After that, whenever I visited her I was faced with a terrible drawing but I was also faced with the love and grace that can look at an imperfect gift and see a perfect offering. You know, perfection is a funny thing. We often expect it out of ourselves and others but we rarely attain it. One definition of perfection is a¸ state of completion. We live in a world that is not complete. We live as people who are still in the process of becoming. Therefore, by definition, we are imperfect people and we always will be.
This morning Jesus tells us a parable about the process towards completion or perfection. A man sows wheat but tares also grow up alongside his wheat. Instead of ripping out the tares and taking the risk of uprooting his wheat he decides to let the two grow side by side and to separate them at the harvest.
Now at first glance this may seem to be a parable about the final judgment; the time when those faithful to God will be separated from those who are not faithful to God. Certainly there is that aspect to this story but it is also a parable of grace.
As we focus on the image of separating the wheat from the tares we lose the image of the man’s patience who would let the tares grow among the wheat until the harvest. Deep within our hearts we each have wheat and tares growing. The process towards perfection is deciding which to nurture.
Perfection, in the Christian life, is not so much about being perfect but overcoming imperfection within our lives. The issue for a faithful Christian, in all honesty, is more about perseverance rather than perfection. The tares were left alongside the wheat. We are left in a broken world. We are healed and yet broken people. We are, in ourselves, both wheat and tares.
Do not despair your temptations or your imperfections; they are simply the shadows made by the light of Christ in our lives.
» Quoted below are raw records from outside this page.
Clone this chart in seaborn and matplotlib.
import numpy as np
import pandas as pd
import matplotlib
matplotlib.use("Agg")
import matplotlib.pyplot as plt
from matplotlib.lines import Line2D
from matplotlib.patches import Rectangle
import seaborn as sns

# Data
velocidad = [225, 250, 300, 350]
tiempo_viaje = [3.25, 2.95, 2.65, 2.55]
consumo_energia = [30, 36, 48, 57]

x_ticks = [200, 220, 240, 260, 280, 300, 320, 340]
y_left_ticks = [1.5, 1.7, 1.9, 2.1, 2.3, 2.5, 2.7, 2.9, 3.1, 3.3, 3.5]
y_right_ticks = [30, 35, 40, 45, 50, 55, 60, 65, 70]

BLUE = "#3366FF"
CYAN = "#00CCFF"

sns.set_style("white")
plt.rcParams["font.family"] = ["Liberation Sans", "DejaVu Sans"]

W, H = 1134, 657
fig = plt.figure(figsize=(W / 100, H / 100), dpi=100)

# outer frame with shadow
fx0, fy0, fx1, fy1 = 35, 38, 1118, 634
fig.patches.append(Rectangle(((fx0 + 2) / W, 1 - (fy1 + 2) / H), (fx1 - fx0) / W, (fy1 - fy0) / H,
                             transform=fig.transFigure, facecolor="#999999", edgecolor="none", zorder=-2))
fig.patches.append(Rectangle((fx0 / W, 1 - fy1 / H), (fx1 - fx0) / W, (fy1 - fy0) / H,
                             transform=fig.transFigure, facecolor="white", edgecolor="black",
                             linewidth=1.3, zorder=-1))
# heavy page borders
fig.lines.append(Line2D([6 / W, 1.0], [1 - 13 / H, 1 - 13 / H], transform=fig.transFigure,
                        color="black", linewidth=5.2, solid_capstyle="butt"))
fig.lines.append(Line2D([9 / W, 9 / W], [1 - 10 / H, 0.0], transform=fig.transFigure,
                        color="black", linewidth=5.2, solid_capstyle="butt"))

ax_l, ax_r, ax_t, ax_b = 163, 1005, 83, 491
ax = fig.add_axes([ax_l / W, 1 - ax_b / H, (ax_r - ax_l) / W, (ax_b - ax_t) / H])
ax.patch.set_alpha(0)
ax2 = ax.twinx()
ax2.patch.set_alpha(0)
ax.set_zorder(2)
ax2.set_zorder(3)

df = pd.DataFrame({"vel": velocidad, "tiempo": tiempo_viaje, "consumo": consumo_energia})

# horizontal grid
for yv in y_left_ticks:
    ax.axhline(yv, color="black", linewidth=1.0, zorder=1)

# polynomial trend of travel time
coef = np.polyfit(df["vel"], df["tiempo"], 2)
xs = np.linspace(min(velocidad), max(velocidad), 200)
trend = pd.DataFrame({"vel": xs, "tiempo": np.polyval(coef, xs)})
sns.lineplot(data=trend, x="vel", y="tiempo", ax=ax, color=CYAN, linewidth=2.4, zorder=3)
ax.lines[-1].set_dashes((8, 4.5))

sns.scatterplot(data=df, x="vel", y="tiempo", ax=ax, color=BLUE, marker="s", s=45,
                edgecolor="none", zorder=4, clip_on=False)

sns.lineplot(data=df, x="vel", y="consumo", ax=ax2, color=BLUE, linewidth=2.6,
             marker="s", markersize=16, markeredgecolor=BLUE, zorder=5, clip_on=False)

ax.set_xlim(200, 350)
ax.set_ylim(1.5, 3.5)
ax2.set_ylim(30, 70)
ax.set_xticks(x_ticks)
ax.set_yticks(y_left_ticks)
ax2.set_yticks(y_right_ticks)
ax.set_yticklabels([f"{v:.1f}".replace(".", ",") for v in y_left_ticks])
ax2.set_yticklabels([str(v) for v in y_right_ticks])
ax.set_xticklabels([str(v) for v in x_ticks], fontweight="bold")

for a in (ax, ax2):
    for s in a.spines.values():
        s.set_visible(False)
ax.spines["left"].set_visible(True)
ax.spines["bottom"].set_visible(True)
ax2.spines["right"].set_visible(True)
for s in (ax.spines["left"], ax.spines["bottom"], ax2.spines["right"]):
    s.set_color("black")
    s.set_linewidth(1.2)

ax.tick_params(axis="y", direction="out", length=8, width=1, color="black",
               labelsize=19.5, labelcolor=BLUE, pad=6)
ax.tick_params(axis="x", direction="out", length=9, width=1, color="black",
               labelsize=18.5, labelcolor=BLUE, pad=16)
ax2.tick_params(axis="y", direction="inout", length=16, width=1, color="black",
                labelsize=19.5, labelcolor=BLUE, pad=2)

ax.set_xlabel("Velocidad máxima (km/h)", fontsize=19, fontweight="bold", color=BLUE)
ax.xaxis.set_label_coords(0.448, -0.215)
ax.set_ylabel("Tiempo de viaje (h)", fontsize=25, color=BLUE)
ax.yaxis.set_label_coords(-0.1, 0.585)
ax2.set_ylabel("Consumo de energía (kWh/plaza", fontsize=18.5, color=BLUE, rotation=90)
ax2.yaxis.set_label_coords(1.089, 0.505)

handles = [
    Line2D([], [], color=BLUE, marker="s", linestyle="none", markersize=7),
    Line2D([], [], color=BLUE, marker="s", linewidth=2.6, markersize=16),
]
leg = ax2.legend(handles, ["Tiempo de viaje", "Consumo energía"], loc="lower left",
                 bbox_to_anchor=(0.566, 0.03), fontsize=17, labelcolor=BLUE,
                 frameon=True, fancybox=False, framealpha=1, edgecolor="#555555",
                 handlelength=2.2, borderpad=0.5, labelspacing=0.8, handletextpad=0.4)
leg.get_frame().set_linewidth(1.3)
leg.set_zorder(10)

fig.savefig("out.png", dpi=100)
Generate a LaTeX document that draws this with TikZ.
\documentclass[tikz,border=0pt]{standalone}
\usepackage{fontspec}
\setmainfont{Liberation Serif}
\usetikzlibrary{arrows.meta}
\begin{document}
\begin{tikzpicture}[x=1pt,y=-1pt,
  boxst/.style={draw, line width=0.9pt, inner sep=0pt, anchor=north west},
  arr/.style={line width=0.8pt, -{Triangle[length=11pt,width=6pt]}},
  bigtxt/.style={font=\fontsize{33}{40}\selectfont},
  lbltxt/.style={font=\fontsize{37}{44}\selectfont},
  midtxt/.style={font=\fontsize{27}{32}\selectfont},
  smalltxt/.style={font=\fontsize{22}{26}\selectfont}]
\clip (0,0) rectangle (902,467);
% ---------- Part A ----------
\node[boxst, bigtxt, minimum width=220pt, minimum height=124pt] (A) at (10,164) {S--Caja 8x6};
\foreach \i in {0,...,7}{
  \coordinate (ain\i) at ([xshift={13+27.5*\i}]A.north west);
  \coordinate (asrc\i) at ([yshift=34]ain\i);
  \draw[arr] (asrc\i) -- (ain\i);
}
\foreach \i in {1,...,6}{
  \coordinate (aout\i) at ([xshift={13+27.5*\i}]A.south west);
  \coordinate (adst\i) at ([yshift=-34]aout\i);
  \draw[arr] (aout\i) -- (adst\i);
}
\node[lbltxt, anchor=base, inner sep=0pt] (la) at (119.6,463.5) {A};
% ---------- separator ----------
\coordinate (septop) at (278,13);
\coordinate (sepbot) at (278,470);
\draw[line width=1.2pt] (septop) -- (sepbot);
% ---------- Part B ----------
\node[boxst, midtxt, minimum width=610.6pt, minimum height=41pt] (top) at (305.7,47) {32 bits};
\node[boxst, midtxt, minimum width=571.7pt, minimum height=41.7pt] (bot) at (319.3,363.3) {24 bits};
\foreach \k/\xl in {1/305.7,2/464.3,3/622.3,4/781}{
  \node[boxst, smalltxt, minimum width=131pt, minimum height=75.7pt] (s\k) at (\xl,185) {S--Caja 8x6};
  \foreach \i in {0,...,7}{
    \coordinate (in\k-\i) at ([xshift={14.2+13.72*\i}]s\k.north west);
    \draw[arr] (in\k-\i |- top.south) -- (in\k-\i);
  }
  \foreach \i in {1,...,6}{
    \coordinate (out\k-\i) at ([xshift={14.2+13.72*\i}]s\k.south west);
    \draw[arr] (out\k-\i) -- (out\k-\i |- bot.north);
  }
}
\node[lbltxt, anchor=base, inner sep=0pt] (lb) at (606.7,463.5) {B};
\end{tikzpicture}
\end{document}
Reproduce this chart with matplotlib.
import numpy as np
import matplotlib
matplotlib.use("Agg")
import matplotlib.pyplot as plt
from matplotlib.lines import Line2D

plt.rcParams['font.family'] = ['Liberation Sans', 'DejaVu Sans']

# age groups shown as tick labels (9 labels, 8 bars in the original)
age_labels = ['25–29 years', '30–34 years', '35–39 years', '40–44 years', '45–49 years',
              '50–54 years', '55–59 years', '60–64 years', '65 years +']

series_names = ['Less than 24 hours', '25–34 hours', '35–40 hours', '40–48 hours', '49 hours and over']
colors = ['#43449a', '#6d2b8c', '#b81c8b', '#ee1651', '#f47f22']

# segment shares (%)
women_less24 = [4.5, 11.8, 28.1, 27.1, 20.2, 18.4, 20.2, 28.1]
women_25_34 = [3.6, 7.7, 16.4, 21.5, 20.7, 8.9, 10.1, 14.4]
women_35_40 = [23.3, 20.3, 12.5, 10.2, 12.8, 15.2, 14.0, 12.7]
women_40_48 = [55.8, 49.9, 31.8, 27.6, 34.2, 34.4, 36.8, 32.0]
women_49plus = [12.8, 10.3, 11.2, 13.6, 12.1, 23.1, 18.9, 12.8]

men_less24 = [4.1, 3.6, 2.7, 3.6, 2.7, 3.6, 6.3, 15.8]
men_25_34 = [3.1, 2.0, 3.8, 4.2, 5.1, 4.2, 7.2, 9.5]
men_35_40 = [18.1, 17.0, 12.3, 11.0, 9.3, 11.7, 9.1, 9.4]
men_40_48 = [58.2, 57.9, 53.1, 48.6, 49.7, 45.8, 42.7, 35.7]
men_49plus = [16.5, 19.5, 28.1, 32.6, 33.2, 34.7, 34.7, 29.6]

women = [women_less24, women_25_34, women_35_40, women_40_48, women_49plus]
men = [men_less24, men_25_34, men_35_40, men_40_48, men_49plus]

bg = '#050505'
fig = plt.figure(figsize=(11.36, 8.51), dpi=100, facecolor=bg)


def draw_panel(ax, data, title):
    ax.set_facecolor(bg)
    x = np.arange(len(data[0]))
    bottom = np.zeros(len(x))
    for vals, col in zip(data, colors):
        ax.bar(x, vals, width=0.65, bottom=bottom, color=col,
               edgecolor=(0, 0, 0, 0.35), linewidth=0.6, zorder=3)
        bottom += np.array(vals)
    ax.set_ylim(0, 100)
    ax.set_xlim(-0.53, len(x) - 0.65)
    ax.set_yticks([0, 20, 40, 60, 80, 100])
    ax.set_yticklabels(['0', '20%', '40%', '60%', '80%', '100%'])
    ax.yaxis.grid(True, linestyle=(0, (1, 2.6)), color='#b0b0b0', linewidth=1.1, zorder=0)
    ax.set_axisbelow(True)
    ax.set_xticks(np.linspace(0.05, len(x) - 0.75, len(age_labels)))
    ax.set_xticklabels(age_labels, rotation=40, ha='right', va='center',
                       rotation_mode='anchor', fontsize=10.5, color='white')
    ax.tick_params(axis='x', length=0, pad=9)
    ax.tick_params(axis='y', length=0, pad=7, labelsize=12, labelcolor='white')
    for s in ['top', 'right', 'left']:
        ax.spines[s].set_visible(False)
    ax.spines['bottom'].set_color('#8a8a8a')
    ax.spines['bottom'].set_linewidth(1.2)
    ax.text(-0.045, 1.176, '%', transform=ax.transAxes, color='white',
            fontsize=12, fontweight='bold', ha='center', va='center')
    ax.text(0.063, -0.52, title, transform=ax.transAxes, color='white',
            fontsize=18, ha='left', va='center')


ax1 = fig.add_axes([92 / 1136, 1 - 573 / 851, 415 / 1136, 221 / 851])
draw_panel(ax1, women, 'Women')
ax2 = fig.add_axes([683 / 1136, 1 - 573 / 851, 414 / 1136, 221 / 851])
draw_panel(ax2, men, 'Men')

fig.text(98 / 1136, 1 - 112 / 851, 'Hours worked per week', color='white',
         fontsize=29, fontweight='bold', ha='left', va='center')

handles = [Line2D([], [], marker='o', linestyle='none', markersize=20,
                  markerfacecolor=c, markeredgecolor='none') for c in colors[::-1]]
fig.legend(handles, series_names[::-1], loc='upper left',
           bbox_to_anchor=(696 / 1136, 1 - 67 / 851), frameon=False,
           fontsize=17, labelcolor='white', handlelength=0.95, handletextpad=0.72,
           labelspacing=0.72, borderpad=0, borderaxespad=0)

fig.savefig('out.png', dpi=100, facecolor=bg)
Notice at the end of the parable Jesus does not say that evildoers alone will be separated from the righteous but all the causes of sin. That tells us that even to the end we will be battling against our shortcomings. The grace of Jesus Christ is that our brokenness does not keep us from him. The tares did not keep the wheat from growing and thriving or from being wheat; neither will the tares in our heart choke out the wheat if we continues to nourish the wheat.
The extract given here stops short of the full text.